• Extracted records:

[START]

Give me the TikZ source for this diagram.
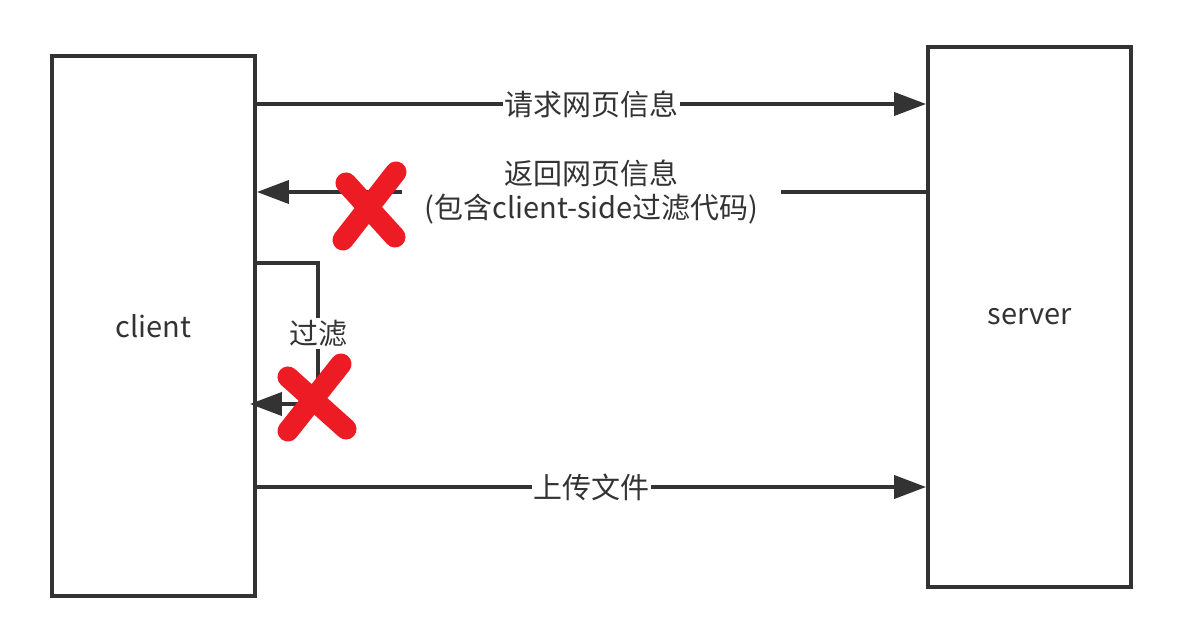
\documentclass[tikz,border=0pt]{standalone}
\usepackage{fontspec}
\setmainfont{Noto Sans CJK SC}
\usetikzlibrary{arrows.meta}
\definecolor{lineg}{HTML}{333333}
\definecolor{crossred}{HTML}{ED1C24}
\tikzset{
	box/.style={draw=lineg, line width=2.2pt, minimum width=4.06cm, minimum height=10.8cm, font=\fontsize{16.5}{20}\selectfont, text=lineg},
	flow/.style={draw=lineg, line width=2.2pt, -{Triangle[length=0.64cm, width=0.46cm]}},
	lbl/.style={fill=white, inner sep=1pt, text=lineg, font=\fontsize{16.5}{19.4}\selectfont, align=center},
	cross/.style={crossred, line width=12pt, line cap=round}
}
\begin{document}
\begin{tikzpicture}[x=0.02cm, y=-0.02cm]
			\useasboundingbox (0,0) rectangle (1177,631);
			\node[box] (client) at (153.5,326) {client};
			\node[box] (server) at (1029.5,317) {server};
			% requests and answers
			\draw[flow] (client.east |- 0,104) -- node[lbl] {请求网页信息} (server.west |- 0,104);
			\draw[flow] (server.west |- 0,192) -- node[lbl, inner xsep=13pt] {返回网页信息\\(包含client-side过滤代码)} (client.east |- 0,192);
			\draw[flow] (client.east |- 0,487) -- node[lbl] {上传文件} (server.west |- 0,487);
			% filter loop
			\coordinate (turn) at (318,263);
			\draw[flow] (client.east |- turn) -- (turn) -- node[lbl] {过滤} (318,404) -- ([xshift=-0.14cm]client.east |- 0,404);
			% crosses
			\draw[cross] (346,183) -- (395,237);
			\draw[cross] (396,172) -- (343,240);
			\draw[cross] (288,377) -- (346,429);
			\draw[cross] (341,364) -- (288,431);
		\end{tikzpicture}
\end{document}
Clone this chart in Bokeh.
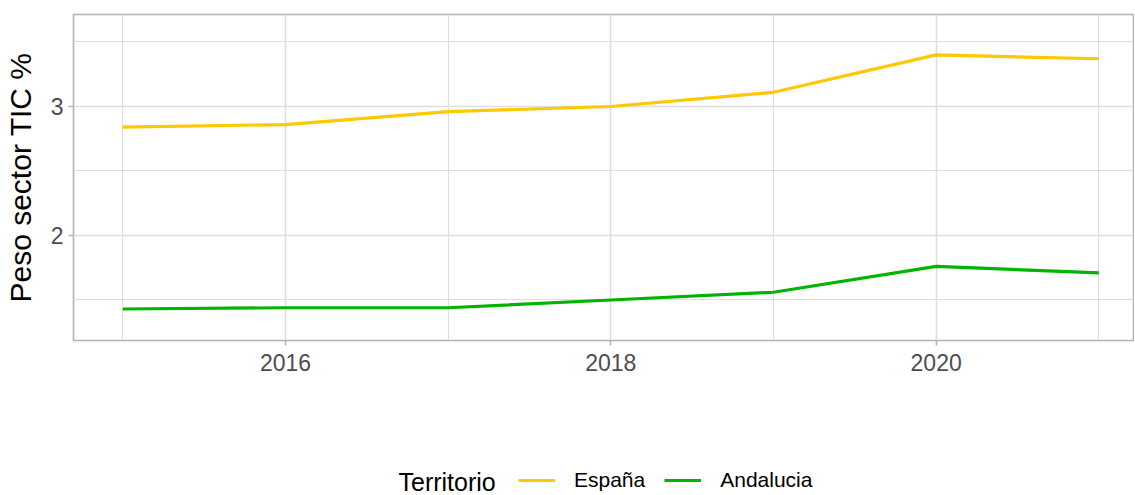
from bokeh.plotting import figure
from bokeh.layouts import column
from bokeh.models import (FixedTicker, Range1d, Legend, LegendItem, Label)
from bokeh.embed import file_html
from bokeh.resources import INLINE

# ---- data ----
years = [2015, 2016, 2017, 2018, 2019, 2020, 2021]
espana = [2.84, 2.86, 2.96, 3.00, 3.11, 3.40, 3.37]
andalucia = [1.43, 1.44, 1.44, 1.50, 1.56, 1.76, 1.71]
series_names = ["España", "Andalucia"]
series_colors = ["#FFC800", "#00B400"]
x_major = [2016, 2018, 2020]
x_minor = [2015, 2017, 2019, 2021]
y_major = [2, 3]
y_minor = [1.5, 2.5, 3.5]
y_title = "Peso sector TIC %"
legend_title = "Territorio"

FONT = "Liberation Sans"
W = 1134
LEFT = 73

p = figure(width=W, height=455, output_backend="svg", toolbar_location=None,
           x_range=Range1d(2014.697, 2021.213), y_range=Range1d(1.186, 3.713),
           min_border_left=LEFT, min_border_top=14, min_border_right=1,
           min_border_bottom=115)
p.background_fill_color = "white"
p.border_fill_color = "white"
p.outline_line_color = "#B3B3B3"
p.outline_line_width = 1.6

p.xaxis.ticker = FixedTicker(ticks=x_major, minor_ticks=x_minor)
p.yaxis.ticker = FixedTicker(ticks=y_major, minor_ticks=y_minor)

for ax in (p.xaxis[0], p.yaxis[0]):
    ax.axis_line_color = None
    ax.major_tick_line_color = "#B3B3B3"
    ax.major_tick_line_width = 1.6
    ax.major_tick_in = 0
    ax.major_tick_out = 5
    ax.minor_tick_in = 0
    ax.minor_tick_out = 0
    ax.major_label_text_font = FONT
    ax.major_label_text_font_size = "23px"
    ax.major_label_text_color = "#4D4D4D"
p.xaxis.major_label_standoff = 8
p.yaxis.major_label_standoff = 5

p.yaxis.axis_label = y_title
p.yaxis.axis_label_text_font = FONT
p.yaxis.axis_label_text_font_size = "30px"
p.yaxis.axis_label_text_font_style = "normal"
p.yaxis.axis_label_text_color = "black"
p.yaxis.axis_label_standoff = 11

for g in (p.xgrid[0], p.ygrid[0]):
    g.grid_line_color = "#DEDEDE"
    g.grid_line_width = 1.6
    g.minor_grid_line_color = "#DEDEDE"
    g.minor_grid_line_width = 1.2

p.line(years, espana, line_color=series_colors[0], line_width=3.2)
p.line(years, andalucia, line_color=series_colors[1], line_width=3.2)

# ---- legend strip (separate figure so nothing is clipped) ----
q = figure(width=W, height=39, output_backend="svg", toolbar_location=None,
           x_range=Range1d(0, 1), y_range=Range1d(0, 1),
           x_axis_location=None, y_axis_location=None,
           min_border_left=0, min_border_right=0, min_border_top=0,
           min_border_bottom=0)
q.grid.visible = False
q.outline_line_color = None
q.background_fill_color = "white"
q.border_fill_color = "white"

# key renderers sit outside the visible range; only their legend swatches show
k1 = q.line([-10, -9], [-10, -9], line_color=series_colors[0], line_width=3.2)
k2 = q.line([-10, -9], [-10, -9], line_color=series_colors[1], line_width=3.2)

legend = Legend(items=[LegendItem(label=series_names[0], renderers=[k1]),
                       LegendItem(label=series_names[1], renderers=[k2])],
                orientation="horizontal", location=(518 - LEFT, 2))
legend.border_line_color = None
legend.background_fill_alpha = 0
legend.padding = 0
legend.margin = 0
legend.spacing = 19
legend.label_standoff = 19
legend.glyph_width = 37
legend.glyph_height = 22
legend.label_height = 22
legend.label_text_font = FONT
legend.label_text_font_size = "21px"
legend.label_text_color = "black"
q.add_layout(legend, "center")

lab = Label(x=398 - LEFT, y=13, x_units="screen", y_units="screen", text=legend_title,
            text_font=FONT, text_font_size="25px", text_color="black",
            text_baseline="middle", text_align="left")
q.add_layout(lab)

layout = column(p, q, spacing=0)
open("out.html", "w").write(file_html(layout, INLINE))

[END]

• Required task: Give the entries again word for word, but skip the pictures.

• Expected answer:
Give me the TikZ source for this diagram.
\documentclass[tikz,border=0pt]{standalone}
\usepackage{fontspec}
\setmainfont{Noto Sans CJK SC}
\usetikzlibrary{arrows.meta}
\definecolor{lineg}{HTML}{333333}
\definecolor{crossred}{HTML}{ED1C24}
\tikzset{
	box/.style={draw=lineg, line width=2.2pt, minimum width=4.06cm, minimum height=10.8cm, font=\fontsize{16.5}{20}\selectfont, text=lineg},
	flow/.style={draw=lineg, line width=2.2pt, -{Triangle[length=0.64cm, width=0.46cm]}},
	lbl/.style={fill=white, inner sep=1pt, text=lineg, font=\fontsize{16.5}{19.4}\selectfont, align=center},
	cross/.style={crossred, line width=12pt, line cap=round}
}
\begin{document}
\begin{tikzpicture}[x=0.02cm, y=-0.02cm]
			\useasboundingbox (0,0) rectangle (1177,631);
			\node[box] (client) at (153.5,326) {client};
			\node[box] (server) at (1029.5,317) {server};
			% requests and answers
			\draw[flow] (client.east |- 0,104) -- node[lbl] {请求网页信息} (server.west |- 0,104);
			\draw[flow] (server.west |- 0,192) -- node[lbl, inner xsep=13pt] {返回网页信息\\(包含client-side过滤代码)} (client.east |- 0,192);
			\draw[flow] (client.east |- 0,487) -- node[lbl] {上传文件} (server.west |- 0,487);
			% filter loop
			\coordinate (turn) at (318,263);
			\draw[flow] (client.east |- turn) -- (turn) -- node[lbl] {过滤} (318,404) -- ([xshift=-0.14cm]client.east |- 0,404);
			% crosses
			\draw[cross] (346,183) -- (395,237);
			\draw[cross] (396,172) -- (343,240);
			\draw[cross] (288,377) -- (346,429);
			\draw[cross] (341,364) -- (288,431);
		\end{tikzpicture}
\end{document}
Clone this chart in Bokeh.
from bokeh.plotting import figure
from bokeh.layouts import column
from bokeh.models import (FixedTicker, Range1d, Legend, LegendItem, Label)
from bokeh.embed import file_html
from bokeh.resources import INLINE

# ---- data ----
years = [2015, 2016, 2017, 2018, 2019, 2020, 2021]
espana = [2.84, 2.86, 2.96, 3.00, 3.11, 3.40, 3.37]
andalucia = [1.43, 1.44, 1.44, 1.50, 1.56, 1.76, 1.71]
series_names = ["España", "Andalucia"]
series_colors = ["#FFC800", "#00B400"]
x_major = [2016, 2018, 2020]
x_minor = [2015, 2017, 2019, 2021]
y_major = [2, 3]
y_minor = [1.5, 2.5, 3.5]
y_title = "Peso sector TIC %"
legend_title = "Territorio"

FONT = "Liberation Sans"
W = 1134
LEFT = 73

p = figure(width=W, height=455, output_backend="svg", toolbar_location=None,
           x_range=Range1d(2014.697, 2021.213), y_range=Range1d(1.186, 3.713),
           min_border_left=LEFT, min_border_top=14, min_border_right=1,
           min_border_bottom=115)
p.background_fill_color = "white"
p.border_fill_color = "white"
p.outline_line_color = "#B3B3B3"
p.outline_line_width = 1.6

p.xaxis.ticker = FixedTicker(ticks=x_major, minor_ticks=x_minor)
p.yaxis.ticker = FixedTicker(ticks=y_major, minor_ticks=y_minor)

for ax in (p.xaxis[0], p.yaxis[0]):
    ax.axis_line_color = None
    ax.major_tick_line_color = "#B3B3B3"
    ax.major_tick_line_width = 1.6
    ax.major_tick_in = 0
    ax.major_tick_out = 5
    ax.minor_tick_in = 0
    ax.minor_tick_out = 0
    ax.major_label_text_font = FONT
    ax.major_label_text_font_size = "23px"
    ax.major_label_text_color = "#4D4D4D"
p.xaxis.major_label_standoff = 8
p.yaxis.major_label_standoff = 5

p.yaxis.axis_label = y_title
p.yaxis.axis_label_text_font = FONT
p.yaxis.axis_label_text_font_size = "30px"
p.yaxis.axis_label_text_font_style = "normal"
p.yaxis.axis_label_text_color = "black"
p.yaxis.axis_label_standoff = 11

for g in (p.xgrid[0], p.ygrid[0]):
    g.grid_line_color = "#DEDEDE"
    g.grid_line_width = 1.6
    g.minor_grid_line_color = "#DEDEDE"
    g.minor_grid_line_width = 1.2

p.line(years, espana, line_color=series_colors[0], line_width=3.2)
p.line(years, andalucia, line_color=series_colors[1], line_width=3.2)

# ---- legend strip (separate figure so nothing is clipped) ----
q = figure(width=W, height=39, output_backend="svg", toolbar_location=None,
           x_range=Range1d(0, 1), y_range=Range1d(0, 1),
           x_axis_location=None, y_axis_location=None,
           min_border_left=0, min_border_right=0, min_border_top=0,
           min_border_bottom=0)
q.grid.visible = False
q.outline_line_color = None
q.background_fill_color = "white"
q.border_fill_color = "white"

# key renderers sit outside the visible range; only their legend swatches show
k1 = q.line([-10, -9], [-10, -9], line_color=series_colors[0], line_width=3.2)
k2 = q.line([-10, -9], [-10, -9], line_color=series_colors[1], line_width=3.2)

legend = Legend(items=[LegendItem(label=series_names[0], renderers=[k1]),
                       LegendItem(label=series_names[1], renderers=[k2])],
                orientation="horizontal", location=(518 - LEFT, 2))
legend.border_line_color = None
legend.background_fill_alpha = 0
legend.padding = 0
legend.margin = 0
legend.spacing = 19
legend.label_standoff = 19
legend.glyph_width = 37
legend.glyph_height = 22
legend.label_height = 22
legend.label_text_font = FONT
legend.label_text_font_size = "21px"
legend.label_text_color = "black"
q.add_layout(legend, "center")

lab = Label(x=398 - LEFT, y=13, x_units="screen", y_units="screen", text=legend_title,
            text_font=FONT, text_font_size="25px", text_color="black",
            text_baseline="middle", text_align="left")
q.add_layout(lab)

layout = column(p, q, spacing=0)
open("out.html", "w").write(file_html(layout, INLINE))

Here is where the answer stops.